Signs of Heat-related Illness & How Extreme Heat Disrupts Your Electrolyte Balance by 30Seconds Health

Family Health
6 years ago

Signs of Heat-related Illness & How Extreme Heat Disrupts Your Electrolyte Balance

How hot is too hot? You might not realize it, but you have a maximum operating temperature. When you heat up, your body has ways to keep you at a temperature where your enzymes work optimally, says Dr. Jaiva Larsen, Banner University Medical Center Tucson emergency medicine physician and medical toxicology fellow. Enzymes are proteins that speed up specific chemical reactions in the body.

To help keep you cool, you begin to perspire and your blood vessels dilate.
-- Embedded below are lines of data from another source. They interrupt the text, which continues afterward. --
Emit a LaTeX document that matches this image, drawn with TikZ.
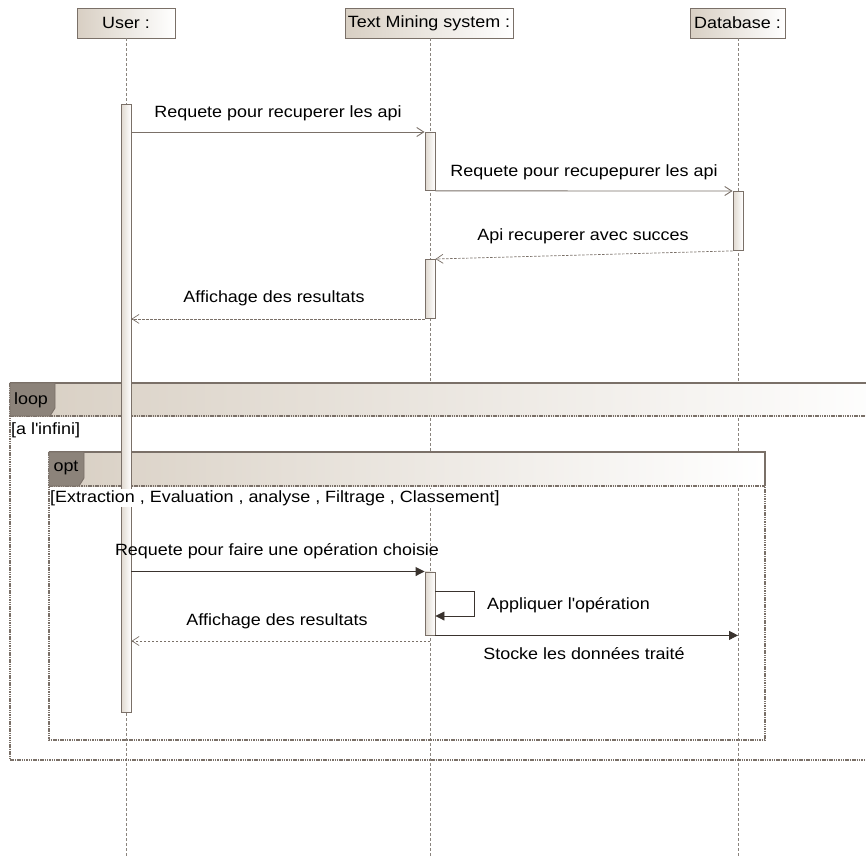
\documentclass[tikz,border=0pt]{standalone}
\usepackage{fontspec}
\setmainfont{Liberation Sans}[FakeStretch=1.1]
\usetikzlibrary{arrows.meta}
\definecolor{edge}{HTML}{7A7068}
\definecolor{tan}{HTML}{D8CFC3}
\definecolor{tabfill}{HTML}{8C837A}
\definecolor{life}{HTML}{8A847E}
\definecolor{ink}{HTML}{3A332E}
\tikzset{
  x=1pt, y=-1pt,
  txt/.style={font=\fontsize{16.3}{19}\selectfont, inner sep=0pt, text=black},
  actor/.style={draw=edge, line width=0.9pt, left color=tan, right color=white, minimum height=30pt, inner sep=0pt},
  actbar/.style={draw=edge, line width=0.9pt, left color=tan!80, right color=white, minimum width=10pt, inner sep=0pt, anchor=north},
  lifeline/.style={draw=life, line width=0.7pt, dash pattern=on 3pt off 2pt},
  call/.style={draw=edge, line width=0.9pt, -{Straight Barb[length=7pt,width=9pt]}},
  reply/.style={draw=edge, line width=0.7pt, dash pattern=on 2.5pt off 1.5pt, -{Straight Barb[length=7pt,width=9pt]}},
  sync/.style={draw=ink, line width=0.9pt, -{Triangle[length=9pt,width=9pt]}},
  framedash/.style={draw=edge, line width=1.2pt, dash pattern=on 1.5pt off 0.8pt},
  frametop/.style={draw=edge, line width=1.1pt},
}
\begin{document}
\begin{tikzpicture}
\useasboundingbox (0,0) rectangle (866,857);

% lifeline heads
\node[actor, minimum width=98pt] (user) at (126,23) {};
\node[txt] at (user) {User :};
\node[actor, minimum width=168pt] (tms) at (429,23) {};
\node[txt] at (tms) {Text Mining system :};
\node[actor, minimum width=95pt] (db) at (737.5,23) {};
\node[txt] at (db) {Database :};

% lifelines
\coordinate (userEnd) at (126,857);
\coordinate (tmsEnd) at (430,857);
\coordinate (dbEnd) at (738,857);
\draw[lifeline] (user.south) -- (userEnd);
\draw[lifeline] (tms.south -| tmsEnd) -- (tmsEnd);
\draw[lifeline] (db.south -| dbEnd) -- (dbEnd);

% loop frame
\shade[left color=tan, right color=white] (10,383) rectangle (900,416);
\draw[frametop] (10,383) -- (866,383);
\draw[framedash] (10,416) -- (866,416);
\draw[framedash] (10,383) -- (10,760) -- (866,760);
\draw[fill=tabfill, draw=edge, line width=0.9pt] (10,383) -- (55,383) -- (55,408) -- (50,416) -- (10,416) -- cycle;
\node[txt, anchor=center] (looplbl) at (31,400) {loop};

% opt frame
\shade[left color=tan, right color=white] (49,452) rectangle (765,486);
\draw[frametop] (49,452) -- (765,452) -- (765,486);
\draw[framedash] (49,486) -- (765,486);
\draw[framedash] (49,452) -- (49,740) -- (765,740) -- (765,486);
\draw[fill=tabfill, draw=edge, line width=0.9pt] (49,452) -- (84,452) -- (84,478) -- (79,486) -- (49,486) -- cycle;
\node[txt, anchor=center] (optlbl) at (66,468) {opt};

% activation bars
\node[actbar, minimum height=608pt] (ub) at (126,104) {};
\node[actbar, minimum height=58pt] (tb1) at (430,132) {};
\node[actbar, minimum height=59pt] (db1) at (738,191) {};
\node[actbar, minimum height=59pt] (tb2) at (430,259) {};
\node[actbar, minimum height=63pt] (tb3) at (430,571.5) {};

% guards, set over the bars
\node[txt, anchor=west] (loopguard) at (11,430) {[a l\textquotesingle infini]};
\node[txt, anchor=west, fill=white, inner ysep=1pt] (optguard) at (50,498) {[Extraction , Evaluation , analyse , Filtrage , Classement]};

% messages before the loop
\draw[call] (ub.east |- tb1.north) -- (tb1.north west);
\node[txt] at (278,113) {Requete pour recuperer les api};

\draw[call] (tb1.south east) -- (db1.north west);
\node[txt] at (584,172) {Requete pour recupepurer les api};

\draw[reply] (db1.south west) -- (tb2.north east);
\node[txt] at (583,236) {Api recuperer avec succes};

\draw[reply] (tb2.south west) -- (ub.east |- tb2.south);
\node[txt] at (274,298) {Affichage des resultats};

% messages inside the opt fragment
\draw[sync] (ub.east |- tb3.north) -- (tb3.north west);
\node[txt] at (277,551) {Requete pour faire une opération choisie};

\coordinate (selfA) at (474,591);
\coordinate (selfB) at (474,616);
\draw[sync] (tb3.east |- selfA) -- (selfA) -- (selfB) -- (tb3.east |- selfB);
\node[txt, anchor=west] at (487,605) {Appliquer l\textquotesingle opération};

\coordinate (retY) at (0,641);
\draw[reply] (tmsEnd |- retY) -- (ub.east |- retY);
\node[txt] at (277,621) {Affichage des resultats};

\draw[sync] (tb3.south east) -- (dbEnd |- tb3.south);
\node[txt] at (584,654) {Stocke les données traité};
\end{tikzpicture}
\end{document}
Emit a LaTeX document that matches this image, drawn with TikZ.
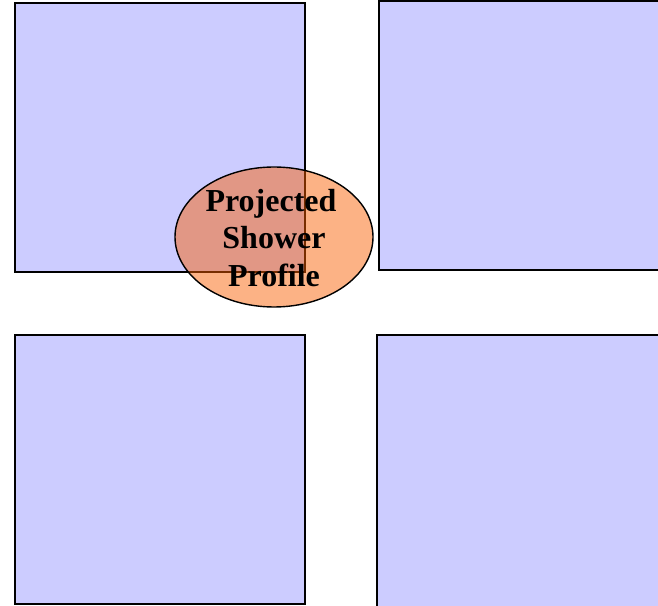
\documentclass[tikz,border=0pt]{standalone}
\usepackage{fontspec}
\setmainfont{Liberation Serif}
\usetikzlibrary{shapes.geometric}
\begin{document}
\begin{tikzpicture}[x=1pt,y=1pt,
  detector/.style={draw=black,line width=1.4pt,fill={rgb,255:red,204;green,204;blue,255}},
  shower/.style={ellipse,draw=black,line width=1.4pt,fill={rgb,255:red,249;green,95;blue,0},fill opacity=0.48,inner sep=0pt,minimum width=198pt,minimum height=140pt},
]
\clip (0,0) rectangle (658,605);
\useasboundingbox (0,0) rectangle (658,605);
\draw[detector] (15,602) rectangle (305,333);
\draw[detector] (379,604) rectangle (662,335);
\draw[detector] (15,270) rectangle (305,1);
\draw[detector] (377,270) rectangle (662,-2);
\node[shower] (prof) at (274,368) {};
\node[align=center,font=\fontsize{32}{37.5}\selectfont\bfseries] (lbl) at (271,367) {Projected\\\hspace*{6pt}Shower\\\hspace*{6pt}Profile};
\end{tikzpicture}
\end{document}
But if you begin to overheat, you can become dehydrated from all that sweating, or your electrolyte balance can be disrupted because you've taken in too much water and not enough salt. That, in turn, can lead to seizures and other serious problems, Dr. Larsen says. When it comes to heat-related illness, Dr. Larsen says she most often treats people who:

  • have been exercising in the heat
  • those who are in vulnerable populations, such as pregnant women, the elderly and infants
  • those on certain medications
  • those who have been using street drugs or alcohol, both of which make them more vulnerable to heat-related illness

Signs of heat-related illness include:

  • dizziness
  • light-headedness
  • confusion
  • slurred speech
  • weakness

If these signs arise, it's important to seek medical attention quickly, Dr. Larsen says.

The information on is for informational and entertainment purposes only, and should not be considered medical advice. The information provided through this site should not be used to diagnose or treat a health problem or disease, and is not a substitute for professional care. Always consult your personal health care provider.

Donna John
My husband had a heat-related scare a couple weeks ago. Had to call 911. It's so important to learn about heat-related illnesses, especially if you live in a hot area. The paramedics told us that drinking water can actually hurt you, just like Dr. Larson mentions, because you flush out what salts you do have left. It's important to take frequent breaks if you're out in the heat for long periods of time - preferably inside, out of the sun.
Elisa Schmitz
This is so scary, Donna John ! Thank you for sharing this. We were just in AZ, where is was 110 degrees. We were pushing the water, but now I see we should have maybe had Smart Water or Gatorade. Also, we had little battery operated fans that misted water - love those!
Donna John
I was never a Gatorade person until recently. They were always too salty tasting for me. But G2 is not that bad. I make myself grab one now when we're out in the heat. Love those mister fans! Bought one at Target a few weeks ago that works really well - and only $9. Elisa All Schmitz 30Seconds
Ann Marie Patitucci
Great tips! I have felt awful lately due to lots of time in the heat, on July 4th and at my sons' swim meets. My chiropractor recommends putting a half teaspoon to a full teaspoon of sea salt in your water or in your food daily to help prevent dehydration.